At times, Alonso felt, the only way to get answers was to find them himself. "I just have to grab the bull by the horn sometimes," he said. "I can't afford for someone else to play matador."

He started showing up at schools, often unannounced, at all hours. His first summer, he'd start his days checking out the exteriors of school buildings before dawn. He often spent the evening attending a PTA meeting. Within a year, he made it to more than 150 of the system's 192 schools.

One day last spring, he dropped in unannounced at an elementary/middle school where teachers were quitting midyear.

He strolled into the office and signed the visitor log. A nervous assistant principal showed him to a room where, on a chalkboard, nine students' names were written along with "defiance," "disrespect," "insubordination" and "violation of school rules." The principal left a meeting with the parent of a child returning from suspension to join them.

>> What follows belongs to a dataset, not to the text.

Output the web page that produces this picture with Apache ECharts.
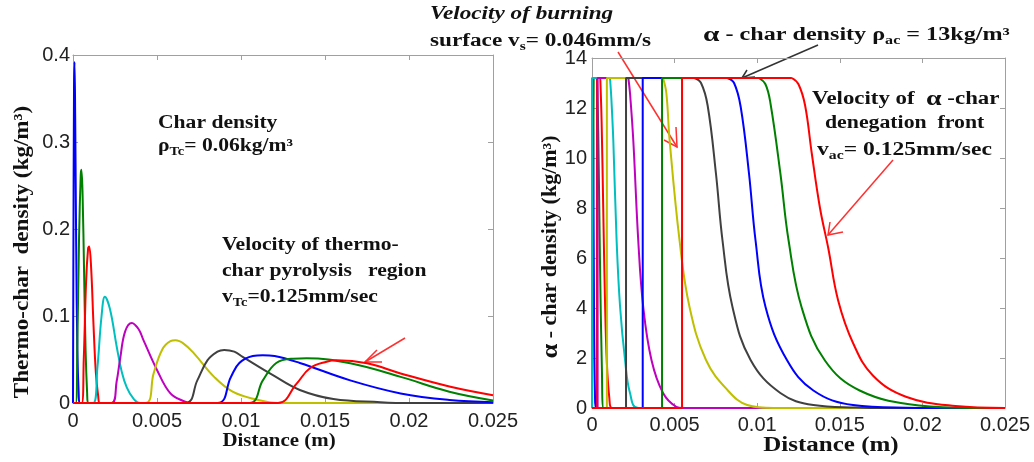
<!DOCTYPE html>
<html>
<head>
<meta charset="utf-8">
<script src="https://cdn.jsdelivr.net/npm/echarts@6/dist/echarts.min.js"></script>
<style>
  html, body { margin: 0; padding: 0; background: #ffffff; }
  #chart { width: 1034px; height: 462px; }
</style>
</head>
<body>
<div id="chart"></div>
<script>
// ---- Left panel: thermo-char density (kg/m3) against distance (m), one profile per time step ----
const thermo1 = [[0,0],[0.00002,0.15],[0.00006,0.36],[0.00009,0.392],[0.00013,0.33],[0.00019,0.18],[0.00026,0.06],[0.00034,0.01],[0.0004,0],[0.025,0]];
const thermo2 = [[0,0],[0.00016,0],[0.00026,0.07],[0.00036,0.19],[0.00046,0.262],[0.0005,0.268],[0.00057,0.24],[0.00066,0.15],[0.00075,0.06],[0.00084,0.012],[0.0009,0],[0.025,0]];
const thermo3 = [[0,0],[0.00052,0],[0.00064,0.05],[0.00078,0.14],[0.0009,0.178],[0.00096,0.18],[0.00108,0.155],[0.00122,0.09],[0.00136,0.035],[0.0015,0.008],[0.0016,0],[0.025,0]];
const thermo4 = [[0,0],[0.0012,0],[0.00145,0.04],[0.0017,0.1],[0.0019,0.122],[0.0022,0.108],[0.0026,0.065],[0.0029,0.036],[0.0032,0.018],[0.0036,0.005],[0.004,0],[0.025,0]];
const thermo5 = [[0,0],[0.0023,0],[0.0026,0.025],[0.0028,0.05],[0.0031,0.082],[0.0035,0.092],[0.0039,0.085],[0.0042,0.072],[0.005,0.038],[0.0058,0.011],[0.0066,0.002],[0.007,0],[0.025,0]];
const thermo6 = [[0,0],[0.0043,0],[0.0048,0.034],[0.0053,0.061],[0.0058,0.071],[0.0061,0.072],[0.0066,0.068],[0.0072,0.057],[0.0084,0.03],[0.0095,0.013],[0.0109,0.004],[0.0122,0],[0.025,0]];
const thermo7 = [[0,0],[0.0067,0],[0.0074,0.026],[0.008,0.049],[0.0086,0.059],[0.009,0.061],[0.0096,0.059],[0.0101,0.053],[0.0119,0.032],[0.0135,0.015],[0.0155,0.0046],[0.0183,0.001],[0.02,0],[0.025,0]];
const thermo8 = [[0,0],[0.0086,0],[0.0094,0.03],[0.0099,0.046],[0.0107,0.054],[0.0113,0.055],[0.012,0.054],[0.0135,0.046],[0.0165,0.026],[0.0195,0.011],[0.0224,0.0035],[0.025,0.001]];
const thermo9 = [[0,0],[0.0105,0],[0.0113,0.026],[0.0121,0.046],[0.0131,0.051],[0.0139,0.0515],[0.0165,0.0456],[0.0195,0.03],[0.0224,0.013],[0.025,0.003]];
const thermo10 = [[0,0],[0.0122,0],[0.0133,0.022],[0.0141,0.04],[0.0151,0.0475],[0.0157,0.049],[0.0175,0.0456],[0.0195,0.034],[0.0224,0.019],[0.025,0.009]];

// ---- Right panel: alpha-char density (kg/m3) ----
// burning-surface position for each time step (density is zero ahead of it)
const alphaSurface = [0, 0.0001, 0.0003, 0, 0.00034, 0.0009, 0.00206, 0.00307, 0.00424, 0.00545];
// plateau end and decay through the denegation front for each time step
const alpha1 = [[0.00004,13.2],[0.00008,10],[0.00012,4],[0.00018,0.5],[0.00024,0]];
const alpha2 = [[0.0003,13.2],[0.00038,11],[0.00048,6],[0.0006,1.5],[0.0007,0]];
const alpha3 = [[0.0005,13.2],[0.00058,11.5],[0.00068,8],[0.00078,4.5],[0.0009,1.8],[0.00105,0.4],[0.0012,0]];
const alpha4 = [[0.00109,13.2],[0.00117,12.4],[0.00129,10.7],[0.00149,6.7],[0.0017,4.05],[0.002,1.92],[0.0023,0.6],[0.0028,0]];
const alpha5 = [[0.0022,13.2],[0.0023,12.6],[0.0025,10.7],[0.0028,6.7],[0.0031,4.05],[0.0036,1.92],[0.0043,0.6],[0.0051,0.05],[0.0055,0]];
const alpha6 = [[0.0043,13.2],[0.0045,12.6],[0.0047,10.7],[0.0053,6.7],[0.0059,4.05],[0.0069,1.92],[0.0082,0.72],[0.0094,0.12],[0.011,0]];
const alpha7 = [[0.0062,13.2],[0.0066,13.0],[0.007,12.1],[0.0075,9.4],[0.0079,6.7],[0.0085,4.05],[0.0096,1.92],[0.0114,0.6],[0.0134,0.12],[0.016,0.02],[0.018,0]];
const alpha8 = [[0.0082,13.2],[0.0086,13.0],[0.009,12.05],[0.0095,9.4],[0.0099,6.7],[0.0105,4.05],[0.0118,1.92],[0.0134,0.7],[0.0158,0.12],[0.019,0.01],[0.021,0]];
const alpha9 = [[0.0101,13.2],[0.0105,12.95],[0.0108,12.2],[0.0114,9.4],[0.0119,6.7],[0.0127,4],[0.0141,1.9],[0.0162,0.7],[0.0198,0.1],[0.023,0]];
const alpha10 = [[0.0121,13.2],[0.0125,12.95],[0.0129,12.1],[0.0133,10.2],[0.0138,8],[0.0143,6.4],[0.0149,4.3],[0.0158,2.6],[0.017,1.3],[0.019,0.45],[0.022,0.08],[0.025,0]];

// MATLAB default line colour cycle: b, g, r, c, m, y, k
const curveColors = ['#0000ff', '#008000', '#ff0000', '#00bfbf', '#bf00bf', '#bfbf00', '#404040', '#0000ff', '#008000', '#ff0000'];

// Tick labels
const distanceTicks = ['0', '0.005', '0.01', '0.015', '0.02', '0.025'];
const thermoTicks = ['0', '0.1', '0.2', '0.3', '0.4'];
const alphaTicks = ['0', '2', '4', '6', '8', '10', '12', '14'];

const thermoCurves = [thermo1, thermo2, thermo3, thermo4, thermo5, thermo6, thermo7, thermo8, thermo9, thermo10];
const alphaCurves = [alpha1, alpha2, alpha3, alpha4, alpha5, alpha6, alpha7, alpha8, alpha9, alpha10];
const X_MAX = 0.025;

const FRAME = '#a0a0a0';
const LABEL_FONT = 'Liberation Sans, Arial, sans-serif';
const SERIF = 'Liberation Serif, Times New Roman, serif';

function pickTick(list, step) {
  return v => {
    const i = Math.round(v / step);
    return list[i] !== undefined ? list[i] : '';
  };
}

function xAxisPair(grid) {
  const base = {
    gridIndex: grid, type: 'value', min: 0, max: X_MAX, interval: 0.005,
    axisLine: { onZero: false, lineStyle: { color: FRAME, width: 1 } },
    axisTick: { inside: true, length: 5, lineStyle: { color: FRAME } },
    splitLine: { show: false }
  };
  return [
    Object.assign({}, base, {
      position: 'bottom',
      axisLabel: { fontSize: 20, color: '#222', fontFamily: LABEL_FONT, margin: grid === 0 ? 8 : 7,
        formatter: pickTick(distanceTicks, 0.005) }
    }),
    Object.assign({}, base, { position: 'top', axisLabel: { show: false } })
  ];
}

function yAxisPair(grid, max, step, ticks) {
  const base = {
    gridIndex: grid, type: 'value', min: 0, max: max, interval: step,
    axisLine: { onZero: false, lineStyle: { color: FRAME, width: 1 } },
    axisTick: { inside: true, length: 5, lineStyle: { color: FRAME } },
    splitLine: { show: false }
  };
  return [
    Object.assign({}, base, {
      position: 'left',
      axisLabel: { fontSize: 20, color: '#222', fontFamily: LABEL_FONT, margin: grid === 0 ? 3 : 5,
        formatter: pickTick(ticks, step) }
    }),
    Object.assign({}, base, { position: 'right', axisLabel: { show: false } })
  ];
}

const series = [];
thermoCurves.forEach((pts, i) => {
  series.push({
    type: 'line', xAxisIndex: 0, yAxisIndex: 0, data: pts,
    smooth: 0.4, symbol: 'none', silent: true,
    lineStyle: { color: curveColors[i], width: 2 }
  });
});
alphaCurves.forEach((pts, i) => {
  const s = alphaSurface[i];
  const start = pts[0];
  // zero ahead of the burning surface, the jump up, and the flat char plateau
  series.push({
    type: 'line', xAxisIndex: 2, yAxisIndex: 2,
    data: [[0, 0], [s, 0], [s, start[1]], start],
    symbol: 'none', silent: true, lineStyle: { color: curveColors[i], width: 2 }
  });
  // decay through the denegation front, then zero to the end of the domain
  series.push({
    type: 'line', xAxisIndex: 2, yAxisIndex: 2, data: pts.concat([[X_MAX, 0]]),
    smooth: 0.4, symbol: 'none', silent: true,
    lineStyle: { color: curveColors[i], width: 2 }
  });
});

function label(x, y, text, opts) {
  opts = opts || {};
  const size = opts.size || 18;
  return {
    type: 'text', x: x, y: y, scaleX: opts.scaleX || 1.2, rotation: opts.rotation || 0,
    style: {
      text: text, fill: '#111', fontFamily: SERIF, fontWeight: 'bold',
      fontStyle: opts.italic ? 'italic' : 'normal',
      fontSize: size, align: opts.align || 'left', verticalAlign: 'middle',
      rich: {
        s: { fontSize: 12, fontFamily: SERIF, fontWeight: 'bold', fill: '#111', verticalAlign: 'bottom', lineHeight: 12 },
        b: { fontSize: size, fontFamily: SERIF, fontWeight: 'bold', fill: '#111', lineHeight: 24 },
        a: { fontSize: size + 4, fontFamily: SERIF, fontWeight: 'bold', fill: '#111', lineHeight: 24 }
      }
    }
  };
}

function arrow(tail, head, wing1, wing2, color) {
  return [
    { type: 'polyline', shape: { points: [tail, head] }, style: { stroke: color, lineWidth: 1.5, fill: null } },
    { type: 'polyline', shape: { points: [wing1, head, wing2] }, style: { stroke: color, lineWidth: 1.5, fill: null } }
  ];
}

const graphic = [
  // left panel annotations
  label(158, 123, 'Char density'),
  label(158, 146, '{b|ρ}{s|Tc}{b|= 0.06kg/m³}'),
  label(222, 245, 'Velocity of thermo-'),
  label(222, 271, 'char pyrolysis   region'),
  label(222, 297, '{b|v}{s|Tc}{b|=0.125mm/sec}'),
  label(23, 252, 'Thermo-char  density (kg/m³)', { size: 21, align: 'center', rotation: Math.PI / 2, scaleX: 1.1 }),
  label(279, 441, 'Distance (m)', { size: 19, align: 'center', scaleX: 1.1 }),
  // right panel annotations
  label(430, 14, 'Velocity of burning', { italic: true, scaleX: 1.29 }),
  label(430, 41, '{b|surface v}{s|s}{b|= 0.046mm/s}', { scaleX: 1.29 }),
  label(703, 35, '{a|α}{b| - char density ρ}{s|ac}{b| = 13kg/m³}', { scaleX: 1.34 }),
  label(812, 99, '{b|Velocity of  }{a|α}{b| -char}', { scaleX: 1.27 }),
  label(825, 123, 'denegation  front', { scaleX: 1.21 }),
  label(817, 150, '{b|v}{s|ac}{b|= 0.125mm/sec}', { scaleX: 1.31 }),
  label(551, 247, '{a|α}{b| - char density (kg/m³)}', { size: 20, align: 'center', rotation: Math.PI / 2, scaleX: 1.1 }),
  label(831, 446, 'Distance (m)', { size: 20, align: 'center', scaleX: 1.25 })
].concat(
  arrow([405, 338], [365, 362], [377, 350], [382, 362], '#ff3030'),
  arrow([618, 52], [677, 147], [676, 127], [664, 140], '#ff3030'),
  arrow([818, 45], [742, 78], [747, 70], [755, 77], '#333333'),
  arrow([893, 160], [828, 235], [830, 222], [843, 232], '#ff3030')
);

const chart = echarts.init(document.getElementById('chart'), null, { renderer: 'canvas' });
chart.setOption({
  backgroundColor: '#ffffff',
  animation: false,
  grid: [
    { left: 73, top: 55, width: 420, height: 348, show: false },
    { left: 592, top: 58, width: 413, height: 350, show: false }
  ],
  xAxis: xAxisPair(0).concat(xAxisPair(1)),
  yAxis: yAxisPair(0, 0.4, 0.1, thermoTicks).concat(yAxisPair(1, 14, 2, alphaTicks)),
  series: series,
  graphic: graphic
});
</script>
</body>
</html>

Alonso had been invited to the school's arts night, so he started his questioning on that topic. The principal told him about the full-time art teacher, the two full-time and one part-time classroom music teachers, the instrumental music teacher, the band teacher. "My God," Alonso blurted out, "how many people do you have doing the arts in your school?"

"Seven."

Not that he didn't support arts education, but how was this an effective use of resources? The principal was complaining that she didn't have the money to hire teachers in all the basic middle school subjects.

Alonso pointed out that she was due to receive an $800,000 budget increase.